Return the material exactly, first line through the line containing "ax = fig.add_axes([0.2617, 0.2137, 0.7039, 0.749])", and nothing more. Pictures stay out.

▶ **DATA**:
┌────────

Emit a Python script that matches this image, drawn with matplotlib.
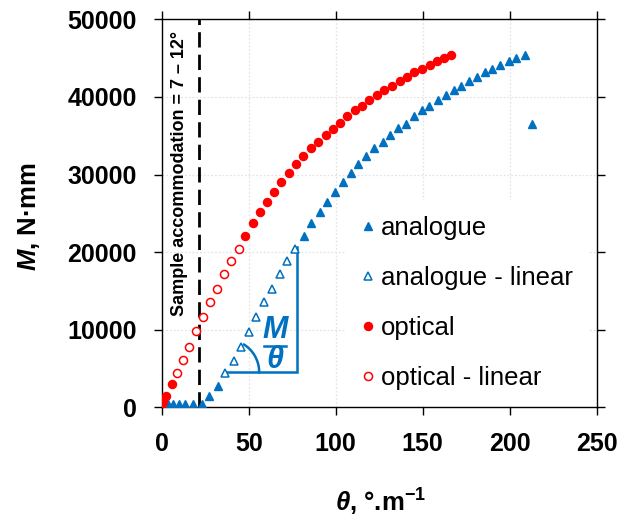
import numpy as np
import matplotlib.pyplot as plt

plt.rcParams["font.family"] = ["Liberation Sans", "DejaVu Sans"]
plt.rcParams["mathtext.fontset"] = "custom"
plt.rcParams["mathtext.rm"] = "Liberation Sans"
plt.rcParams["mathtext.bf"] = "Liberation Sans:bold"
plt.rcParams["mathtext.it"] = "Liberation Sans:italic"
plt.rcParams["mathtext.bfit"] = "Liberation Sans:italic:bold"

BLUE = "#0070C0"
RED = "#FF0000"

# analogue measurements
analogue_x = [3.8, 6.7, 10.2, 13.4, 18.2, 23.1, 27.4, 32.2,
              81.7, 85.9, 90.7, 95.2, 99.5, 104.2, 108.6, 112.8, 117.6, 122.0,
              126.9, 131.2, 135.9, 140.3, 144.7, 149.4, 153.7, 158.6, 163.4,
              167.8, 172.0, 176.8, 181.3, 185.5, 189.9, 194.5, 199.3, 203.7,
              208.5, 212.8]
analogue_y = [420, 420, 420, 420, 420, 480, 1520, 2800,
              22020, 23740, 25110, 26400, 27690, 28980, 30190, 31350, 32430,
              33420, 34140, 35130, 36000, 36550, 37500, 38270, 38880, 39650,
              40300, 40940, 41460, 42100, 42580, 43170, 43610, 44170, 44600,
              45030, 45460, 36550]

# analogue points used for the linear fit
analogue_lin_x = [36.1, 41.3, 45.5, 50.0, 54.4, 59.0, 63.4, 67.8, 72.1, 76.5]
analogue_lin_y = [4390, 6000, 7820, 9760, 11610, 13550, 15220, 17200, 18880, 20380]

# optical measurements
optical_x = [0.0, 1.0, 2.2, 5.8,
             48.0, 52.5, 56.3, 60.5, 64.4, 68.6, 73.0, 76.9, 81.3, 85.5, 89.7,
             94.2, 98.4, 102.4, 106.7, 110.9, 115.3, 119.2, 123.6, 127.8,
             132.6, 136.9, 140.9, 145.1, 149.5, 154.2, 158.2, 162.0, 166.3]
optical_y = [400, 850, 1450, 3000,
             22020, 23800, 25110, 26400, 27690, 28980, 30190, 31350, 32430,
             33420, 34140, 35130, 35900, 36640, 37550, 38270, 38880, 39550,
             40300, 40940, 41460, 42100, 42580, 43170, 43610, 44170, 44600,
             45030, 45460]

# optical points used for the linear fit
optical_lin_x = [9.0, 12.5, 15.7, 19.8, 23.6, 27.9, 31.7, 35.9, 39.8, 44.2]
optical_lin_y = [4390, 6150, 7820, 9780, 11600, 13580, 15200, 17200, 18860, 20380]

accommodation_x = 21.5

fig = plt.figure(figsize=(6.18, 5.18), dpi=100)
ax = fig.add_axes([0.2617, 0.2137, 0.7039, 0.749])

ms = 5.8
ax.plot(analogue_x, analogue_y, "^", color=BLUE, ms=ms, mec=BLUE,
        lw=0, label="analogue", zorder=3)
ax.plot(analogue_lin_x, analogue_lin_y, "^", mfc="white", mec=BLUE, ms=ms,
        mew=1.1, lw=0, label="analogue - linear", zorder=3)
ax.plot(optical_x, optical_y, "o", color=RED, ms=ms, lw=0,
        label="optical", zorder=3)
ax.plot(optical_lin_x, optical_lin_y, "o", mfc="white", mec=RED, ms=ms,
        mew=1.1, lw=0, label="optical - linear", zorder=3)

# accommodation limit
ax.plot([accommodation_x, accommodation_x], [0, 50000], color="black",
        lw=2.0, dashes=(5.5, 2.6), zorder=2)
ax.text(10.1, 30170, "Sample accommodation = 7 – 12°", rotation=90,
        ha="center", va="center", fontsize=13, fontweight="bold")

# slope sketch M/theta
x0, y0 = analogue_lin_x[0] + 1.4, 4520
x1, y1 = analogue_lin_x[-1] + 1.0, 20720
ax.plot([x0, x1, x1], [y0, y0, y1], color=BLUE, lw=1.8, zorder=2,
        solid_joinstyle="miter")
t = np.radians(np.linspace(0, 58, 40))
ax.plot(x0 + 18.5 * np.cos(t), y0 + 4200 * np.sin(t), color=BLUE, lw=1.8,
        zorder=2)
ax.text(65.3, 9900, "M", color=BLUE, fontsize=22, fontweight="bold",
        style="italic", ha="center", va="center")
ax.text(65.3, 6150, "θ", color=BLUE, fontsize=22, fontweight="bold",
        style="italic", ha="center", va="center")
ax.plot([58.6, 71.6], [7950, 7950], color=BLUE, lw=1.8)

ax.set_xlim(0, 250)
ax.set_ylim(0, 50000)
ax.set_xticks([0, 50, 100, 150, 200, 250])
ax.set_yticks([0, 10000, 20000, 30000, 40000, 50000])
ax.tick_params(direction="out", length=6, width=1.0, top=True, right=True,
               labelsize=18, pad=12)
for lbl in ax.get_xticklabels() + ax.get_yticklabels():
    lbl.set_fontweight("bold")
for sp in ax.spines.values():
    sp.set_linewidth(1.0)

ax.grid(True, color="#e4e4e4", lw=0.9, ls=(0, (1.5, 1.5)))
ax.set_axisbelow(True)

ax.set_xlabel(r"$\mathbfit{\theta}$, °.m$^{\mathbf{-1}}$", fontsize=18.5,
              fontweight="bold")
ax.set_ylabel(r"$\mathbfit{M}$, N·mm", fontsize=18.5, fontweight="bold")
ax.xaxis.set_label_coords(0.504, -0.205)
ax.yaxis.set_label_coords(-0.275, 0.493)

leg = ax.legend(loc="upper left", bbox_to_anchor=(0.424, 0.534),
                borderaxespad=0, frameon=True, fancybox=False, fontsize=18.5,
                handlelength=0.5, handletextpad=0.25, borderpad=0.6,
                labelspacing=1.02)
leg.get_frame().set_facecolor("white")
leg.get_frame().set_edgecolor("none")
leg.get_frame().set_alpha(1)

fig.savefig("out.png", dpi=100)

└────────

▶ **RESPONSE TO THE TASK**:
Emit a Python script that matches this image, drawn with matplotlib.
import numpy as np
import matplotlib.pyplot as plt

plt.rcParams["font.family"] = ["Liberation Sans", "DejaVu Sans"]
plt.rcParams["mathtext.fontset"] = "custom"
plt.rcParams["mathtext.rm"] = "Liberation Sans"
plt.rcParams["mathtext.bf"] = "Liberation Sans:bold"
plt.rcParams["mathtext.it"] = "Liberation Sans:italic"
plt.rcParams["mathtext.bfit"] = "Liberation Sans:italic:bold"

BLUE = "#0070C0"
RED = "#FF0000"

# analogue measurements
analogue_x = [3.8, 6.7, 10.2, 13.4, 18.2, 23.1, 27.4, 32.2,
              81.7, 85.9, 90.7, 95.2, 99.5, 104.2, 108.6, 112.8, 117.6, 122.0,
              126.9, 131.2, 135.9, 140.3, 144.7, 149.4, 153.7, 158.6, 163.4,
              167.8, 172.0, 176.8, 181.3, 185.5, 189.9, 194.5, 199.3, 203.7,
              208.5, 212.8]
analogue_y = [420, 420, 420, 420, 420, 480, 1520, 2800,
              22020, 23740, 25110, 26400, 27690, 28980, 30190, 31350, 32430,
              33420, 34140, 35130, 36000, 36550, 37500, 38270, 38880, 39650,
              40300, 40940, 41460, 42100, 42580, 43170, 43610, 44170, 44600,
              45030, 45460, 36550]

# analogue points used for the linear fit
analogue_lin_x = [36.1, 41.3, 45.5, 50.0, 54.4, 59.0, 63.4, 67.8, 72.1, 76.5]
analogue_lin_y = [4390, 6000, 7820, 9760, 11610, 13550, 15220, 17200, 18880, 20380]

# optical measurements
optical_x = [0.0, 1.0, 2.2, 5.8,
             48.0, 52.5, 56.3, 60.5, 64.4, 68.6, 73.0, 76.9, 81.3, 85.5, 89.7,
             94.2, 98.4, 102.4, 106.7, 110.9, 115.3, 119.2, 123.6, 127.8,
             132.6, 136.9, 140.9, 145.1, 149.5, 154.2, 158.2, 162.0, 166.3]
optical_y = [400, 850, 1450, 3000,
             22020, 23800, 25110, 26400, 27690, 28980, 30190, 31350, 32430,
             33420, 34140, 35130, 35900, 36640, 37550, 38270, 38880, 39550,
             40300, 40940, 41460, 42100, 42580, 43170, 43610, 44170, 44600,
             45030, 45460]

# optical points used for the linear fit
optical_lin_x = [9.0, 12.5, 15.7, 19.8, 23.6, 27.9, 31.7, 35.9, 39.8, 44.2]
optical_lin_y = [4390, 6150, 7820, 9780, 11600, 13580, 15200, 17200, 18860, 20380]

accommodation_x = 21.5

fig = plt.figure(figsize=(6.18, 5.18), dpi=100)
ax = fig.add_axes([0.2617, 0.2137, 0.7039, 0.749])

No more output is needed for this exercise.